Small business owners were allowed just one loan, and the amount was based on two weeks of their payroll costs. The Republican stimulus bill put forth this week would allow some of the hardest-hit businesses to apply for a second loan. It proposed repurposing the remaining funds and adding $90 billion.

$9 billion unspent on coronavirus testing

Even though there are shortages and delays across the country, just $16 billion of the $25 billion allocated by Congress in April for coronavirus testing has been spent so far, according to the Committee for a Responsible Federal Budget.
The group also finds that less than $1 billion of the $10 billion Congress allocated in March to make testing free has been used. Though it notes that some of the money might have been spent and is simply hard to track at this point.
Lawmakers on both sides of the aisle have raised concerns about why the money for testing has not been spent yet.

$259 billion still available for Federal Reserve loans

A big chunk of the money authorized by Congress, about $500 billion, was given to the Federal Reserve so that it could design lending programs for struggling companies.
But it took months for the Fed to come up with the right set of rules for these programs. The Main Street Lending Program for small and medium-sized businesses didn’t launch until mid-June. Some of the funds are meant to buy corporate debt as well as city and municipal debt. Only one state, Illinois, has used the program.
About $259 billion remains untapped overall. The programs were meant to expire at the end of September but the Fed announced this week that they will be extended until the end of the year.

$34 billion remain for airlines

Congress allocated money for the airline industry specifically, but not every company wanted a loan with strings attached.
A $32 billion program to cover payroll and benefits for aviation workers restricted the airlines from making layoffs, furloughs and put limits on stock buyback, dividends and executive compensation. About $26 billion has been disbursed. That program expires at the end of September.
Airlines had more time to tap a separate $46 billion loan program. The money came with similar restrictions and about $18 billion has been committed so far, according to the Committee for a Responsible Budget.

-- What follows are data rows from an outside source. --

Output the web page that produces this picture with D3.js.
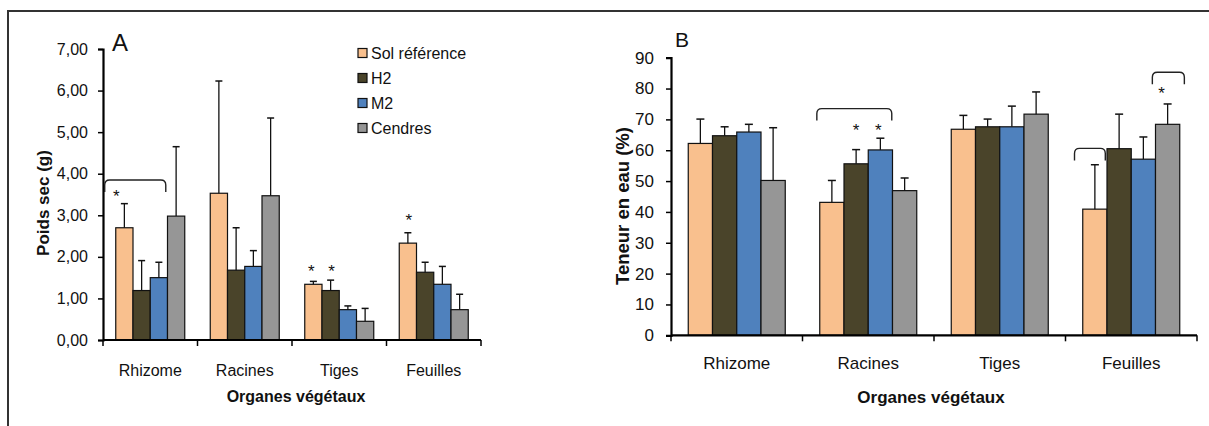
<!DOCTYPE html>
<html><head><meta charset="utf-8">
<script src="https://cdn.jsdelivr.net/npm/d3@7"></script>
<style>
body{margin:0;background:#fff;}
svg text{font-family:"Liberation Sans",Arial,sans-serif;fill:#111;}
</style></head>
<body><svg id="c" width="1209" height="426"></svg>
<script>
// ---------- DATA ----------
const categories = ["Rhizome", "Racines", "Tiges", "Feuilles"];
const seriesNames = ["Sol référence", "H2", "M2", "Cendres"];
const seriesColors = ["#F9C08E", "#4A442A", "#4F81BD", "#969696"];

// Panel A: Poids sec (g) — rows = categories, cols = series
const dryWeight = [
  [2.70, 1.19, 1.50, 2.98],
  [3.53, 1.68, 1.77, 3.47],
  [1.34, 1.19, 0.73, 0.45],
  [2.33, 1.63, 1.34, 0.73]
];
const dryWeightErrTop = [
  [3.28, 1.91, 1.87, 4.65],
  [6.23, 2.70, 2.15, 5.34],
  [1.41, 1.44, 0.82, 0.76],
  [2.58, 1.87, 1.77, 1.10]
];
const yTicksA = [0, 1, 2, 3, 4, 5, 6, 7];

// Panel B: Teneur en eau (%)
const waterContent = [
  [62.2, 64.7, 65.9, 50.2],
  [43.1, 55.6, 60.1, 46.9],
  [66.8, 67.6, 67.6, 71.7],
  [40.9, 60.5, 57.1, 68.4]
];
const waterContentErrTop = [
  [70.1, 67.6, 68.4, 67.3],
  [50.2, 60.2, 63.9, 51.0],
  [71.3, 70.1, 74.3, 78.9],
  [55.3, 71.7, 64.3, 75.0]
];
const yTicksB = [0, 10, 20, 30, 40, 50, 60, 70, 80, 90];

// significance annotations: [category, series index, level, dx]
const starsA = [["Rhizome", 0, 3.53, -8], ["Tiges", 0, 1.73, -2], ["Tiges", 1, 1.73, 1], ["Feuilles", 0, 2.96, 1]];
const starsB = [["Racines", 1, 67.5, 0], ["Racines", 2, 67.5, -2], ["Feuilles", 3, 79.5, -6]];
// brackets: [category, start (in bar widths), end (in bar widths), level]
const bracketsA = [["Rhizome", -0.64, 2.9, 3.85]];
const bracketsB = [["Racines", -0.12, 2.97, 73.5], ["Feuilles", -0.34, 0.93, 60.6], ["Feuilles", 2.87, 4.19, 85.3]];

const svg = d3.select("#c");

// outer frame (top + left)
svg.append("path").attr("d", "M8,426 L8,11 L1209,11")
  .attr("fill", "none").attr("stroke", "#333").attr("stroke-width", 2);

function panel(cfg) {
  const g = svg.append("g");
  const x = d3.scaleBand().domain(categories).range([cfg.x0, cfg.x1]).paddingInner(0).paddingOuter(0);
  const bw = x.bandwidth();
  const groupW = bw * cfg.groupFrac;
  const xs = d3.scaleBand().domain(d3.range(seriesNames.length)).range([(bw - groupW) / 2, (bw + groupW) / 2]);
  const y = d3.scaleLinear().domain(cfg.domain).range([cfg.y0, cfg.y1]);
  const barW = xs.bandwidth();

  // bars
  categories.forEach((c, ci) => {
    const grp = g.append("g").attr("transform", `translate(${x(c)},0)`);
    grp.selectAll("rect").data(cfg.values[ci]).join("rect")
      .attr("x", (d, i) => xs(i)).attr("width", barW)
      .attr("y", d => y(d)).attr("height", d => y(0) - y(d))
      .attr("fill", (d, i) => seriesColors[i])
      .attr("stroke", "#111").attr("stroke-width", 1.2);
    // error bars
    const eb = grp.selectAll("g.eb").data(cfg.errs[ci]).join("g").attr("class", "eb");
    eb.append("line")
      .attr("x1", (d, i) => xs(i) + barW / 2).attr("x2", (d, i) => xs(i) + barW / 2)
      .attr("y1", (d, i) => y(cfg.values[ci][i])).attr("y2", d => y(d))
      .attr("stroke", "#111").attr("stroke-width", 1.3);
    eb.append("line")
      .attr("x1", (d, i) => xs(i) + barW / 2 - cfg.cap).attr("x2", (d, i) => xs(i) + barW / 2 + cfg.cap)
      .attr("y1", d => y(d)).attr("y2", d => y(d))
      .attr("stroke", "#111").attr("stroke-width", 1.5);
  });

  // y axis
  const ya = d3.axisLeft(y).tickValues(cfg.ticks).tickSize(5).tickPadding(cfg.tickPad)
    .tickFormat(cfg.fmt);
  const yg = g.append("g").attr("transform", `translate(${cfg.x0},0)`).call(ya);
  yg.select(".domain").attr("stroke", "#000").attr("stroke-width", 2.2);
  yg.selectAll(".tick line").attr("stroke", "#000").attr("stroke-width", 1.5);
  yg.selectAll("text").attr("font-size", cfg.tickFont).attr("fill", "#222")
    .attr("font-family", "'Liberation Sans',Arial,sans-serif");

  // x axis: line + boundary ticks
  g.append("line").attr("x1", cfg.x0).attr("x2", cfg.x1).attr("y1", y(0)).attr("y2", y(0))
    .attr("stroke", "#000").attr("stroke-width", 2.2);
  const bounds = categories.map(c => x(c)).concat([cfg.x1]);
  g.selectAll("line.xt").data(bounds).join("line").attr("class", "xt")
    .attr("x1", d => d).attr("x2", d => d).attr("y1", y(0)).attr("y2", y(0) + 6)
    .attr("stroke", "#000").attr("stroke-width", 1.5);
  g.selectAll("text.cat").data(categories).join("text").attr("class", "cat")
    .attr("x", d => x(d) + bw / 2).attr("y", cfg.catY)
    .attr("text-anchor", "middle").attr("font-size", cfg.catFont).attr("fill", "#222").text(d => d);

  // axis titles
  g.append("text").attr("x", (cfg.x0 + cfg.x1) / 2 + cfg.xTitleDx).attr("y", cfg.xTitleY)
    .attr("text-anchor", "middle").attr("font-weight", "bold").attr("font-size", cfg.titleFont)
    .text("Organes végétaux");
  g.append("text").attr("transform", `translate(${cfg.yTitleX},${cfg.yTitleY}) rotate(-90)`)
    .attr("text-anchor", "middle").attr("font-weight", "bold").attr("font-size", cfg.yTitleFont)
    .text(cfg.yTitle);

  // panel letter
  g.append("text").attr("x", cfg.letterX).attr("y", cfg.letterY).attr("font-size", cfg.letterFont)
    .text(cfg.letter);

  // stars
  cfg.stars.forEach(([c, si, lv, dx]) => {
    g.append("text").attr("x", x(c) + xs(si) + barW / 2 + dx).attr("y", y(lv) + 9)
      .attr("text-anchor", "middle").attr("font-size", 17).text("*");
  });
  // brackets
  cfg.brackets.forEach(([c, f1, f2, lv]) => {
    const gs = x(c) + xs(0);
    const xa = gs + f1 * barW, xb = gs + f2 * barW, yt = y(lv), r = 5, h = 12;
    g.append("path")
      .attr("d", `M${xa},${yt + h} L${xa},${yt + r} Q${xa},${yt} ${xa + r},${yt} L${xb - r},${yt} Q${xb},${yt} ${xb},${yt + r} L${xb},${yt + h}`)
      .attr("fill", "none").attr("stroke", "#222").attr("stroke-width", 1.4);
  });
  return { x, xs, y };
}

panel({
  x0: 103, x1: 481, y0: 340, y1: 49, domain: [0, 7], groupFrac: 69 / 94.5,
  values: dryWeight, errs: dryWeightErrTop, ticks: yTicksA,
  fmt: d => d3.format(".2f")(d).replace(".", ","), tickPad: 10, tickFont: "16px",
  cap: 3.5, catY: 376, catFont: "16px", titleFont: "16px", xTitleY: 402, xTitleDx: 4,
  yTitleX: 49, yTitleY: 203, yTitleFont: "17px", yTitle: "Poids sec (g)",
  letter: "A", letterX: 112, letterY: 51, letterFont: "24px",
  stars: starsA, brackets: bracketsA
});

panel({
  x0: 671, x1: 1197, y0: 335.3, y1: 57.7, domain: [0, 90], groupFrac: 97 / 131.5,
  values: waterContent, errs: waterContentErrTop, ticks: yTicksB,
  fmt: d => String(d), tickPad: 12, tickFont: "17px",
  cap: 4, catY: 369, catFont: "17px", titleFont: "17px", xTitleY: 403, xTitleDx: -3,
  yTitleX: 629, yTitleY: 206, yTitleFont: "18.5px", yTitle: "Teneur en eau (%)",
  letter: "B", letterX: 675, letterY: 47, letterFont: "21px",
  stars: starsB, brackets: bracketsB
});

// legend (panel A)
const leg = svg.append("g");
seriesNames.forEach((s, i) => {
  const cy = 53 + i * 25;
  leg.append("rect").attr("x", 358).attr("y", cy - 4.5).attr("width", 9).attr("height", 9)
    .attr("fill", seriesColors[i]).attr("stroke", "#111").attr("stroke-width", 1.2);
  leg.append("text").attr("x", 371).attr("y", cy + 5.5).attr("font-size", "16px").attr("fill", "#222").text(s);
});
</script></body></html>
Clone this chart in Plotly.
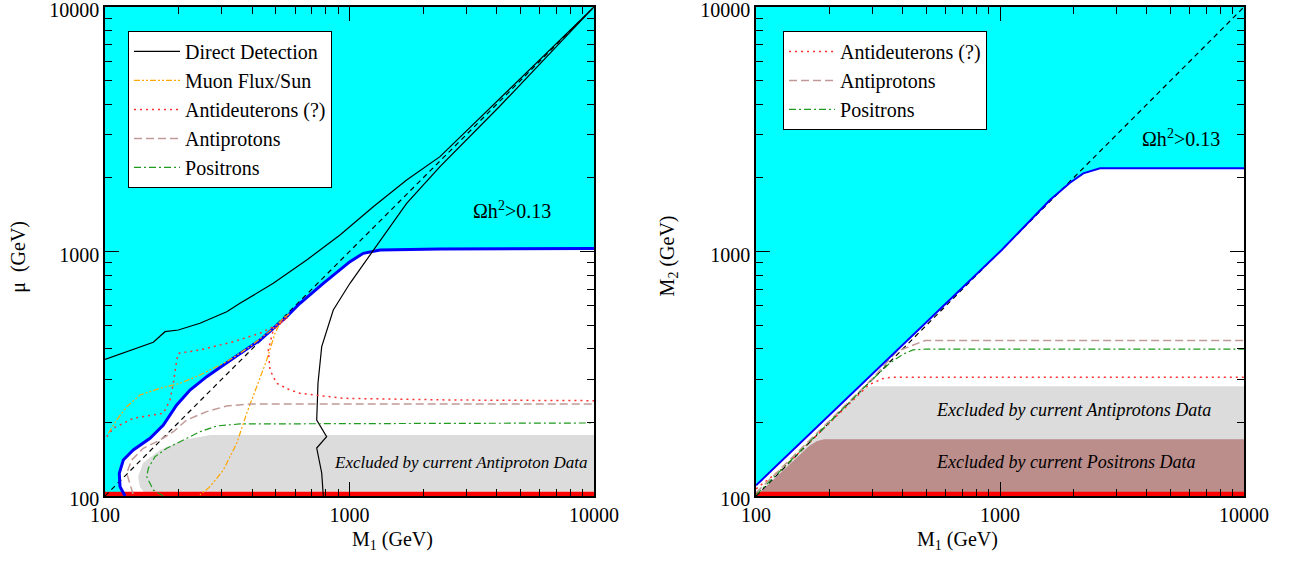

Paid leave, unemployment benefits, and tax breaks

Some of the money allocated by Congress was meant to last through at the end of the year.
Expanded paid family leave and sick pay, for example, is available until December 31. A little less than half of the $105 billion allocated for those benefits remains.
Lawmakers also added 13 weeks of unemployment benefits, beyond what states offer. Most of that $50 billion hasn’t been spent yet, as many people are still receiving their state payments. (All of the money for the federal $600 boost to unemployment benefits that expired this week has been used. It cost about $200 billion.)
Congress also created several tax benefits for businesses, like allowing them to deduct more losses and to defer payroll taxes. Those benefits may not have been taken advantage of yet.

Money for states and cities

Nearly all of the $150 billion for states, counties, and cities is out the door. The money is meant to help them cover pandemic-related costs — and is much needed as they face severe budget shortfalls.
But even though the money has been disbursed by the federal government, the states themselves have been slow to spend it. They’ve used just 25% of the funds allocated by Congress, according to a Treasury report released this week.
State and local officials argue that strict federal rules designed to ensure the funds are spent on COVID-related expenses have made it difficult to spend the money. Governors on both sides of the aisle have pleaded with lawmakers to provide more funding.
The Republican stimulus bill put forth this week wouldn’t allocate more funding for states, but it would make the rules more flexible. The House bill passed in May would provide $500 billion to states and $375 billion to local governments, which they can use to address both budget shortfalls due to lost tax revenue and for coronavirus-related expenses.